Reser's assembles a masterful mix of potatoes and eggs coated in the perfect amount of sweetened mayonnaise dressing. Even the sugar stays where it belongs: at the back of the tongue, letting the tangy tastes have their time in the limelight, too. It's a gracious exchange, for lack of a less awkward image, that makes for a deliciously complex flavor profile. There's even a bit of peppery burn in the back of the throat that lingers long after the last bite to remind you that you've had something special.
It may seem naïve of us not to have realized how incredible the blend of deviled eggs and potato salad can be when done right. Thankfully, Reser's has set us straight. Our cookouts will never be the same again.
How we ranked our potato salads
We had no idea the range of flavors store bought potato salads would assume when we decided to rank them. We thought potato salad is potato salad is potato salad, in the best Shakespearean tradition. Boy, were we fooling ourselves.

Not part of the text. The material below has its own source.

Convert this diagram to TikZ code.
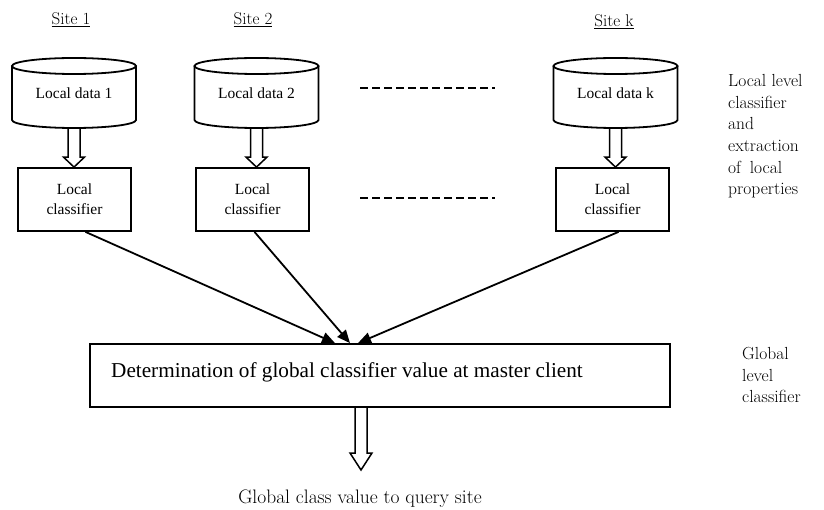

The variety of textures in potatoes and dressing; the array of flavors from sweet to savory to spicy; the inclusion of add-ins like pickle relish, onions, celery, and carrots; and the introduction of co-stars like deviled eggs shifted the calculus on a simple, homespun recipe that we've clearly taken for granted. Our ranking called all of these aspects into question as we tasted a baker's dozen of options.
It might seem impossible to mess up a mix of potatoes, mayonnaise, and a few add-ins, but it happens pretty regularly, if our results are representative. Quality of potatoes and how they're cooked is a big consideration; anything too crisp or too mushy makes a spoonful of disappointment. Mayonnaise flavor is easy to get wrong, too; sugar added to the recipe from any of the other ingredients imparts the essence of Miracle Whip, which is a line in the sand many won't cross. Adding sour cream can make or break a salad, especially if included in too great a concentration. To summarize: Potato salad is a seriously complex deal, and we're glad we know what's what now.